◆ Task instructions: Make an exact copy, from the records below, of the lines from the line containing "Write self-contained HTML" to the line containing "const yTicks = [5.910, 5.915, 5.920, 5.925, 5.930, 5.935];", both lines included, excluding pictures.

◆ Supplied information:

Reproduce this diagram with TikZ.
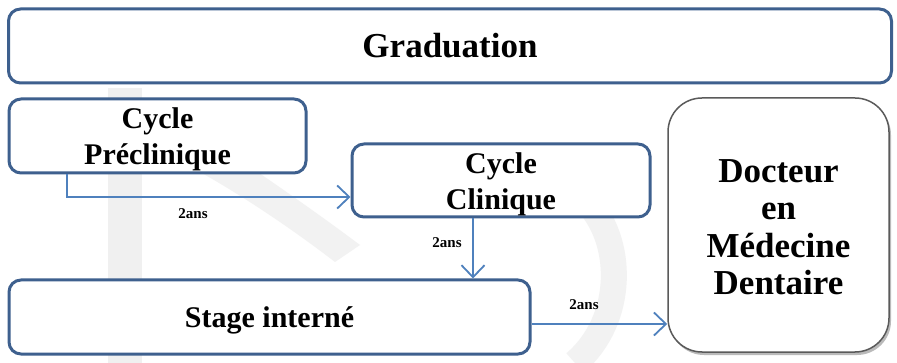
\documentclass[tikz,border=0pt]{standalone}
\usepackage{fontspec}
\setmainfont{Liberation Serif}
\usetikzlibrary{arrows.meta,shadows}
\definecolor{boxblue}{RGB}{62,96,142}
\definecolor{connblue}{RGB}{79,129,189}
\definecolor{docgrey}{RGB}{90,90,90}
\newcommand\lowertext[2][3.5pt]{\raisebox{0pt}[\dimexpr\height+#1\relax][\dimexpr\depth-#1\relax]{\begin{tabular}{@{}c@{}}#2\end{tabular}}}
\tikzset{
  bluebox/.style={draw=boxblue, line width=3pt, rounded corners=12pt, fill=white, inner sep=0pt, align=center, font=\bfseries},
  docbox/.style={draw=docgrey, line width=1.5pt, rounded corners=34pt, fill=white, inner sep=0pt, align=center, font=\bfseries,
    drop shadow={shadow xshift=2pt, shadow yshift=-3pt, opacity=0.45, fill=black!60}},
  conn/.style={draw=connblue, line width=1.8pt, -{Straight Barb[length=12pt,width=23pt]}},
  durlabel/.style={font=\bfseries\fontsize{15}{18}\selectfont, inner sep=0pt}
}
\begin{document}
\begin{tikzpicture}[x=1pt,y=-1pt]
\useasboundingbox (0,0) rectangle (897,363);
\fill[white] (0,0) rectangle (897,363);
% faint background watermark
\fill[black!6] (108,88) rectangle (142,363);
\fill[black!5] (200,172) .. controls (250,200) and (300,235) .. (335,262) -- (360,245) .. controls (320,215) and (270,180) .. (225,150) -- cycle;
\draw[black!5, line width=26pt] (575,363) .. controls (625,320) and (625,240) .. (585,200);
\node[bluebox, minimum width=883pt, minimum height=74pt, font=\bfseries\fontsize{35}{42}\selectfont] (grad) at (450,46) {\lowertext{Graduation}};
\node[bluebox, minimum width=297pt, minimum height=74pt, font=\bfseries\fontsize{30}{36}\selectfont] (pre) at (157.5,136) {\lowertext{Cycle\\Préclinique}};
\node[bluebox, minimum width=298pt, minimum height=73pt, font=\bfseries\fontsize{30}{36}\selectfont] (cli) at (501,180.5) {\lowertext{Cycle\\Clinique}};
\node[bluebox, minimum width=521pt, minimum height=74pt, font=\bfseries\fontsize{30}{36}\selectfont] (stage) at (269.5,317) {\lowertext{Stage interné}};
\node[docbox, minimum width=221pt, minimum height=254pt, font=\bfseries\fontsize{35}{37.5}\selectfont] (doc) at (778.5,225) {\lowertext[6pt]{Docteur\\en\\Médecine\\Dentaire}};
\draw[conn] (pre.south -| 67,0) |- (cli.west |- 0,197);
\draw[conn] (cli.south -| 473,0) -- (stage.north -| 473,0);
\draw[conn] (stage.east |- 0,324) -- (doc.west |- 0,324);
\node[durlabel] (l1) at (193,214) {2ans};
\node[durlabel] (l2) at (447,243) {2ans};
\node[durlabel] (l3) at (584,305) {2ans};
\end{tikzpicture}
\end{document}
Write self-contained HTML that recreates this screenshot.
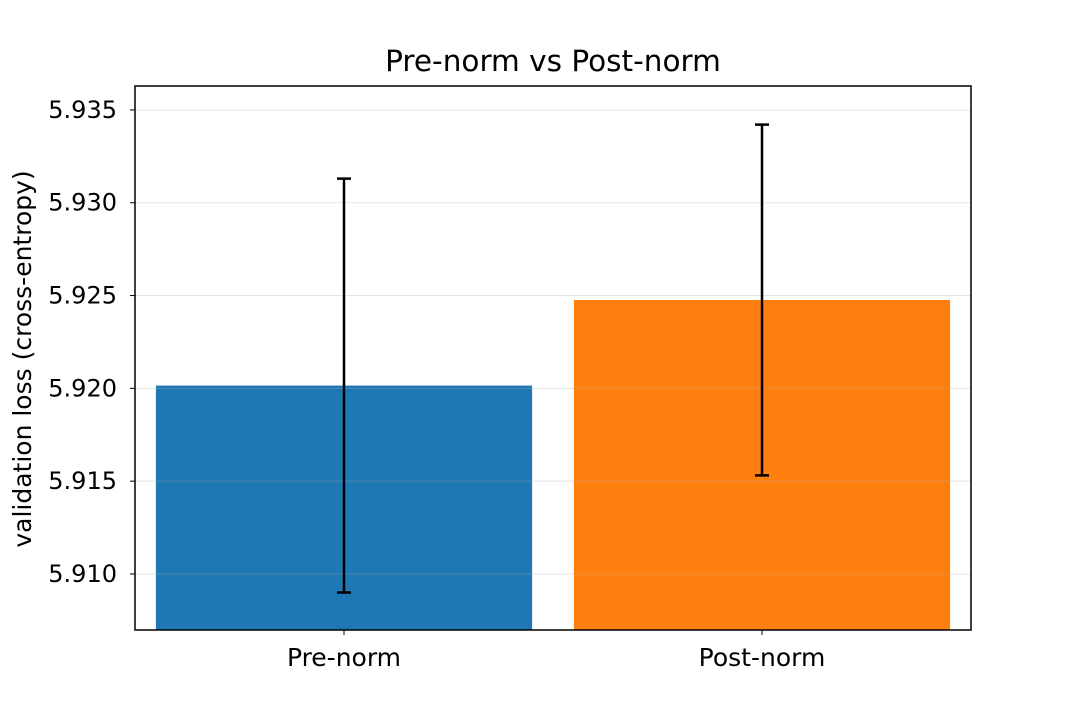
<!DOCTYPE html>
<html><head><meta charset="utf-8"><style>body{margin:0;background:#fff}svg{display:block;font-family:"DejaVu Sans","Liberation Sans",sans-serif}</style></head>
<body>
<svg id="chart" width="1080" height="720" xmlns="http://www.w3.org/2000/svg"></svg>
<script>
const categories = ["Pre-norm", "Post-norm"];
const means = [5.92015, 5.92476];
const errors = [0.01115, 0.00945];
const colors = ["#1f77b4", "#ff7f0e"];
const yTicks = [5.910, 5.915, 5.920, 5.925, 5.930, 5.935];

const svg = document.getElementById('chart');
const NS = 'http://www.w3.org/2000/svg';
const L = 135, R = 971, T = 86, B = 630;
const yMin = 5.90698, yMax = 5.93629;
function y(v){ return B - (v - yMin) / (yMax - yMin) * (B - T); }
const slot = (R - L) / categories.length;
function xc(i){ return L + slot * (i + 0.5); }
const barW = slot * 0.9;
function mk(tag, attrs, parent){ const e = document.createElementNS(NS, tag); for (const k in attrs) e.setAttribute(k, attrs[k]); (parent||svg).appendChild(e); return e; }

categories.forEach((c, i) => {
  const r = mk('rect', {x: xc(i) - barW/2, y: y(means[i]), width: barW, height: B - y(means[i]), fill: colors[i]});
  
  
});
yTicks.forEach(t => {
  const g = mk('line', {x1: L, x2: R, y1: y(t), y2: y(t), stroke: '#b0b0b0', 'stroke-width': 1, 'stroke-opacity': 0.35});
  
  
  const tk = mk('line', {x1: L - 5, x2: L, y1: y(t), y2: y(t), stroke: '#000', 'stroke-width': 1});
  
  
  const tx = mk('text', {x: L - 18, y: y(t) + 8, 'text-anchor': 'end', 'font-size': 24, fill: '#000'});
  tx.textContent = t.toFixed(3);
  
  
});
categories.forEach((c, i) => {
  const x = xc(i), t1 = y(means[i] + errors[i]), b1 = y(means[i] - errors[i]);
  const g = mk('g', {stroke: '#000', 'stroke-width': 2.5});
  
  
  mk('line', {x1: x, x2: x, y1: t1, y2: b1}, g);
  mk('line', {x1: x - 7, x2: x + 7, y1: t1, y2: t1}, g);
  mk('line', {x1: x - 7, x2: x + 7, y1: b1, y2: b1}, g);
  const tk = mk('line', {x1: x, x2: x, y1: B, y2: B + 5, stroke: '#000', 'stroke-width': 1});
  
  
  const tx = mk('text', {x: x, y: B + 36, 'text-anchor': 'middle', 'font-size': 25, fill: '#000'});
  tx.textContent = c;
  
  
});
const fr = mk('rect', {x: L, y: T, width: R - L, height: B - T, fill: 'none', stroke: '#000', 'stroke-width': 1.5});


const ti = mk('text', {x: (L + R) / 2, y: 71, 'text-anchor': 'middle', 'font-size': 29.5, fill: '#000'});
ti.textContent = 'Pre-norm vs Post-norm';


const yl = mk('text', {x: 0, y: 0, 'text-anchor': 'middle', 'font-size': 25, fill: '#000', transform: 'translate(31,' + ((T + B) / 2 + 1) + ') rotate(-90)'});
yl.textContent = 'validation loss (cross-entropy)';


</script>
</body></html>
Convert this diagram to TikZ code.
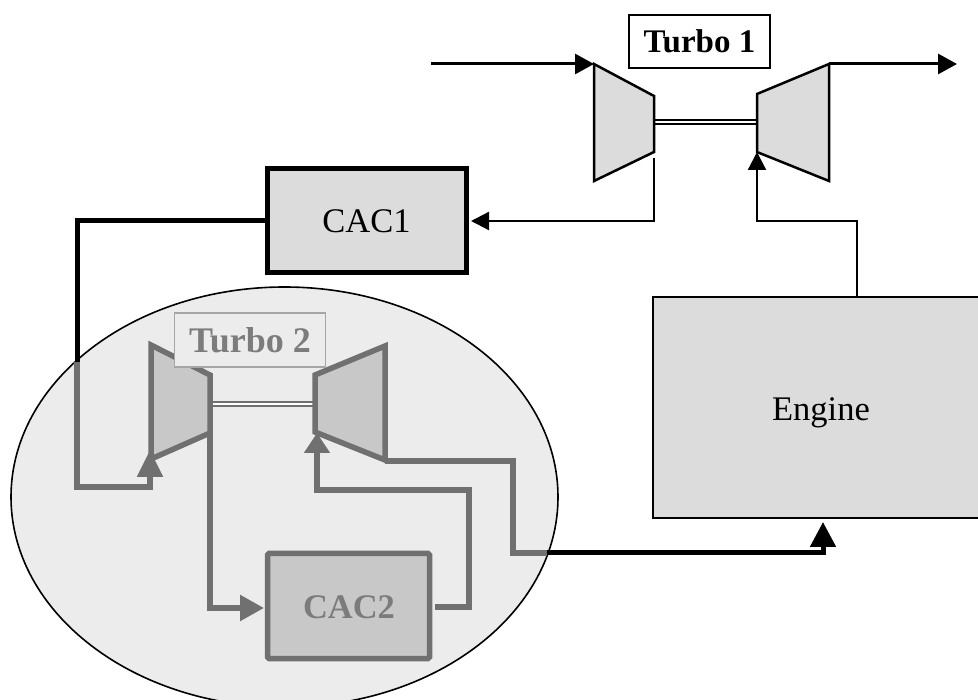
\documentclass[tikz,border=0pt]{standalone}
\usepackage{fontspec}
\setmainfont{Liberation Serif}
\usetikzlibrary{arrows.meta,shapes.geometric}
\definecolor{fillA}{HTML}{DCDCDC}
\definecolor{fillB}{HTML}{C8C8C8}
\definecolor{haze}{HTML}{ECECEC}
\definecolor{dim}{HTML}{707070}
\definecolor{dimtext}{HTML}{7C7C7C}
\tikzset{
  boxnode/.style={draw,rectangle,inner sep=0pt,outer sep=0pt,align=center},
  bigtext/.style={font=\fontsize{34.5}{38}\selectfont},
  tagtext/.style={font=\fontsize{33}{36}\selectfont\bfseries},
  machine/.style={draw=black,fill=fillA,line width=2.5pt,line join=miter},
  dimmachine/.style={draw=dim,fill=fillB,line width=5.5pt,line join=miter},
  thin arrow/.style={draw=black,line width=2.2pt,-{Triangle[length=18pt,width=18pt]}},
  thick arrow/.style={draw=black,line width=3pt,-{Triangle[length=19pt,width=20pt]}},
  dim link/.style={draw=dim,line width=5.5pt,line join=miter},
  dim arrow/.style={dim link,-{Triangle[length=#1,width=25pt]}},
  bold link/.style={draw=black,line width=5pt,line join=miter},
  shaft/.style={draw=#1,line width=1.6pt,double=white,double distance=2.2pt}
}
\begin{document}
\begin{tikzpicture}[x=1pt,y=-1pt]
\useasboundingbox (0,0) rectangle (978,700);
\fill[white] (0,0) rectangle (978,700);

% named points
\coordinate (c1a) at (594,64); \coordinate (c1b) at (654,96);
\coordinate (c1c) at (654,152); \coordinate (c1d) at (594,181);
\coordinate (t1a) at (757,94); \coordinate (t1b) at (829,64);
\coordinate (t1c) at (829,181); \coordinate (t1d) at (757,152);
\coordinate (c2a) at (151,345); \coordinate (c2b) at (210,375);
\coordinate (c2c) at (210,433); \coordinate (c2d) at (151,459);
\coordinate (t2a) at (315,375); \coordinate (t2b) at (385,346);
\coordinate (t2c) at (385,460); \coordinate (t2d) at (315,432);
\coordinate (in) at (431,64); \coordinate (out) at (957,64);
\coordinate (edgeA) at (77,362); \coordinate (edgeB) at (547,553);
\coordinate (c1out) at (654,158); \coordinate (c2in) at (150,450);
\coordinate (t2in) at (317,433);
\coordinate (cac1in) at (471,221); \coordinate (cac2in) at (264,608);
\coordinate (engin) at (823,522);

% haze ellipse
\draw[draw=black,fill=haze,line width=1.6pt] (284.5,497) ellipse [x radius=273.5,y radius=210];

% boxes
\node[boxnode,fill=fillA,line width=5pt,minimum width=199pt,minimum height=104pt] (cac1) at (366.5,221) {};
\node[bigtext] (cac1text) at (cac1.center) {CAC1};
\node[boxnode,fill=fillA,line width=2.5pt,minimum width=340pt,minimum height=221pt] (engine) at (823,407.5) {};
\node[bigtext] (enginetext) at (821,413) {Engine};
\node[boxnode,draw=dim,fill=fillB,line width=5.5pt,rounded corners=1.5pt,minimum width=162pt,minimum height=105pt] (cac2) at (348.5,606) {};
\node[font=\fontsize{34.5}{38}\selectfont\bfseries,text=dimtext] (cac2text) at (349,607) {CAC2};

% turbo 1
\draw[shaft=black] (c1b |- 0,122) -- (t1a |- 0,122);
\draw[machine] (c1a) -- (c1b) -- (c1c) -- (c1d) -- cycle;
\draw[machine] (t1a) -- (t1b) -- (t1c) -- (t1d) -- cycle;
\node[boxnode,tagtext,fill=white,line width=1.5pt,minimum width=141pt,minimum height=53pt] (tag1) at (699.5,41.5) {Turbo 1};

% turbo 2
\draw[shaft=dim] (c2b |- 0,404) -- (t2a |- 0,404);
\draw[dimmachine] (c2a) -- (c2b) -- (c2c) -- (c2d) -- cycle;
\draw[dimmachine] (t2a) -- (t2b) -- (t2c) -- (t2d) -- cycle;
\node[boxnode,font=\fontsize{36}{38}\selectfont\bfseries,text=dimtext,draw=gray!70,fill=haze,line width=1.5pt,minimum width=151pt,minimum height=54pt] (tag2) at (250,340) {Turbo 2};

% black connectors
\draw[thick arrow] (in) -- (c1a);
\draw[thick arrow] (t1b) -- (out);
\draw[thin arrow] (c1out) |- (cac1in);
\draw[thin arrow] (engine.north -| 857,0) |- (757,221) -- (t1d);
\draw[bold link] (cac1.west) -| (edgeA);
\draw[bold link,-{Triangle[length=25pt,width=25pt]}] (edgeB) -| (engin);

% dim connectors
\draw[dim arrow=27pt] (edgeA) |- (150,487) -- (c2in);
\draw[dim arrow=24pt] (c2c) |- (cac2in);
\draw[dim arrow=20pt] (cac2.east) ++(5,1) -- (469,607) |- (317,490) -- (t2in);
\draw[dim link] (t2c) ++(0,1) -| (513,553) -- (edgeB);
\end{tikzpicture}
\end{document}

◆ Exercise solution:
Write self-contained HTML that recreates this screenshot.
<!DOCTYPE html>
<html><head><meta charset="utf-8"><style>body{margin:0;background:#fff}svg{display:block;font-family:"DejaVu Sans","Liberation Sans",sans-serif}</style></head>
<body>
<svg id="chart" width="1080" height="720" xmlns="http://www.w3.org/2000/svg"></svg>
<script>
const categories = ["Pre-norm", "Post-norm"];
const means = [5.92015, 5.92476];
const errors = [0.01115, 0.00945];
const colors = ["#1f77b4", "#ff7f0e"];
const yTicks = [5.910, 5.915, 5.920, 5.925, 5.930, 5.935];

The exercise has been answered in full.